The Golden Bough stimulated a number of writers, including D.H. Lawrence and T.S. Eliot, whose The Waste Land (1922) is perhaps the best example of its literary influence, where, for example, the Fisher King and Waste-Land shape the motifs. An abridged, one-volume edition was published in 1922. Its influence can be found in the writings of Synge, Yeats, and Joyce. Frazer himself did not write much fiction. These works, including THE QUEST OF THE GORGON'S HEAD (1920) were assembled in SIR ROGER DE COVERLEY AND OTHER LITERARY PIECES (1920). Freud used in his mythological studies Frazer's report that primitives often called the afterbirth brother, sister or twin, and even fed it and took care of it for a while.

The Golden Bough has given inspiration to many fantasy stories, among them the myth of Diana and the sacrificial killing of the Year King by his successor in a rite of renewal. "The killing of the god, that is, of his human incarnation, is therefore a merely a necessary step to his revival or resurrection in a better form.
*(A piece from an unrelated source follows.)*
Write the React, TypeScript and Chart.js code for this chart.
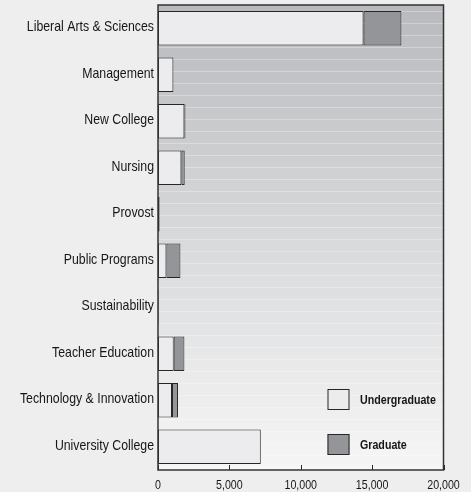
import React, { useEffect, useRef } from 'react';
import { Chart, registerables } from 'chart.js';

Chart.register(...registerables);

const categories = [
  'Liberal Arts & Sciences',
  'Management',
  'New College',
  'Nursing',
  'Provost',
  'Public Programs',
  'Sustainability',
  'Teacher Education',
  'Technology & Innovation',
  'University College',
];
const undergraduate = [14400, 1080, 1850, 1640, null, 590, null, 1100, 980, 7200];
const graduate = [2650, null, 70, 230, 110, 980, 40, 750, 420, null];
const xTicks = [0, 5000, 10000, 15000, 20000];
const seriesNames = ['Undergraduate', 'Graduate'];

const FONT = "'Liberation Sans', Arial, sans-serif";
const NARROW = 0.82;
const UG_COLOR = '#ececee';
const GR_COLOR = '#939598';
const EDGE = '#262626';
const TEXT = '#161616';

function narrowText(ctx: any, text: string, x: number, y: number, align: 'left' | 'right' | 'center', font: string) {
  ctx.save();
  ctx.font = font;
  ctx.textBaseline = 'middle';
  ctx.textAlign = align;
  ctx.fillStyle = TEXT;
  ctx.translate(x, y);
  ctx.scale(NARROW, 1);
  ctx.fillText(text, 0, 0);
  ctx.restore();
}

const decor = {
  id: 'decor',
  beforeDatasetsDraw(chart: any) {
    const { ctx, chartArea: a } = chart;
    ctx.save();
    const g = ctx.createLinearGradient(0, a.top, 0, a.bottom);
    g.addColorStop(0, '#b9babd');
    g.addColorStop(0.5, '#d8d9db');
    g.addColorStop(1, '#f6f6f6');
    ctx.fillStyle = g;
    ctx.fillRect(a.left, a.top, a.right - a.left, a.bottom - a.top);
    ctx.strokeStyle = 'rgba(255,255,255,0.3)';
    ctx.lineWidth = 1;
    for (let y = a.top + 6; y < a.bottom; y += 12) {
      ctx.beginPath();
      ctx.moveTo(a.left, Math.round(y) + 0.5);
      ctx.lineTo(a.right, Math.round(y) + 0.5);
      ctx.stroke();
    }
    ctx.restore();
  },
  afterDatasetsDraw(chart: any) {
    const { ctx, chartArea: a } = chart;
    const xs = chart.scales.x;
    const ys = chart.scales.y;
    ctx.save();
    // inner tick marks
    ctx.strokeStyle = EDGE;
    ctx.lineWidth = 1;
    xTicks.forEach((v) => {
      const x = Math.round(xs.getPixelForValue(v)) + 0.5;
      ctx.beginPath();
      ctx.moveTo(x, a.bottom - 5);
      ctx.lineTo(x, a.bottom);
      ctx.stroke();
    });
    // border
    ctx.strokeStyle = '#333333';
    ctx.lineWidth = 1.5;
    ctx.strokeRect(a.left, a.top, a.right - a.left, a.bottom - a.top);
    ctx.restore();

    // x tick labels
    xTicks.forEach((v) => {
      narrowText(ctx, v.toLocaleString('en-US'), xs.getPixelForValue(v), a.bottom + 15.5, 'center', `13px ${FONT}`);
    });
    // y category labels
    categories.forEach((c, i) => {
      narrowText(ctx, c, a.left - 4, ys.getPixelForTick(i) - 1, 'right', `15px ${FONT}`);
    });

    // legend
    const boxL = a.right - 116;
    const textX = a.right - 83.5;
    const rows = [a.bottom - 81, a.bottom - 36];
    chart.data.datasets.forEach((ds: any, i: number) => {
      const top = rows[i];
      ctx.save();
      ctx.fillStyle = ds.backgroundColor;
      ctx.fillRect(boxL, top, 22, 21);
      ctx.strokeStyle = EDGE;
      ctx.lineWidth = 1;
      ctx.strokeRect(boxL + 0.5, top + 0.5, 21, 20);
      ctx.restore();
      narrowText(ctx, ds.label, textX, top + 11, 'left', `bold 13px ${FONT}`);
    });
  },
};

export default function App() {
  const ref = useRef<HTMLCanvasElement | null>(null);
  useEffect(() => {
    document.body.style.margin = '0';
    document.body.style.background = '#eeeeee';
    const chart = new Chart(ref.current as HTMLCanvasElement, {
      type: 'bar',
      data: {
        labels: categories,
        datasets: [
          {
            label: seriesNames[0],
            data: undergraduate as any,
            backgroundColor: UG_COLOR,
            borderColor: EDGE,
            borderWidth: 1,
            borderSkipped: false,
            barPercentage: 0.745,
            categoryPercentage: 1,
          },
          {
            label: seriesNames[1],
            data: graduate as any,
            backgroundColor: GR_COLOR,
            borderColor: EDGE,
            borderWidth: 1,
            borderSkipped: false,
            barPercentage: 0.745,
            categoryPercentage: 1,
          },
        ],
      },
      options: {
        indexAxis: 'y',
        animation: false,
        responsive: true,
        maintainAspectRatio: false,
        layout: { padding: { top: 5, right: 27.5, left: 0, bottom: 0 } },
        plugins: { legend: { display: false }, tooltip: { enabled: false } },
        scales: {
          x: {
            stacked: true,
            min: 0,
            max: 20000,
            grid: { display: false, drawTicks: false },
            border: { display: false },
            afterBuildTicks: (s: any) => {
              s.ticks = xTicks.map((v) => ({ value: v }));
            },
            afterFit: (s: any) => {
              s.height = 22;
            },
            ticks: { display: false },
          },
          y: {
            stacked: true,
            grid: { display: false, drawTicks: false },
            border: { display: false },
            afterFit: (s: any) => {
              s.width = 158;
            },
            ticks: { display: false, autoSkip: false },
          },
        },
      },
      plugins: [decor],
    });
    return () => chart.destroy();
  }, []);
  return (
    <div style={{ position: 'absolute', left: 0, top: 0, width: 471, height: 492, background: '#eeeeee' }}>
      <canvas ref={ref} />
    </div>
  );
}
Far from being an extinction of the divine spirit, it is only the beginning of a purer and stronger manifestation of it." (from The New Golden Bough, ed. by Theodor H. Gaster, 1959) When the vigor of the king begins to decline, he must die so that - in fantasy terms - the land can begin to experience the healing. Frazer believed that ritual derived from a universal psychic impulse. In this view he drew parallels between the death and resurrection of Christ and ancient beliefs. However, anthropologists have criticized Frazer's theories and fieldwork has shown that similar institutions have widely dis-
similar origins.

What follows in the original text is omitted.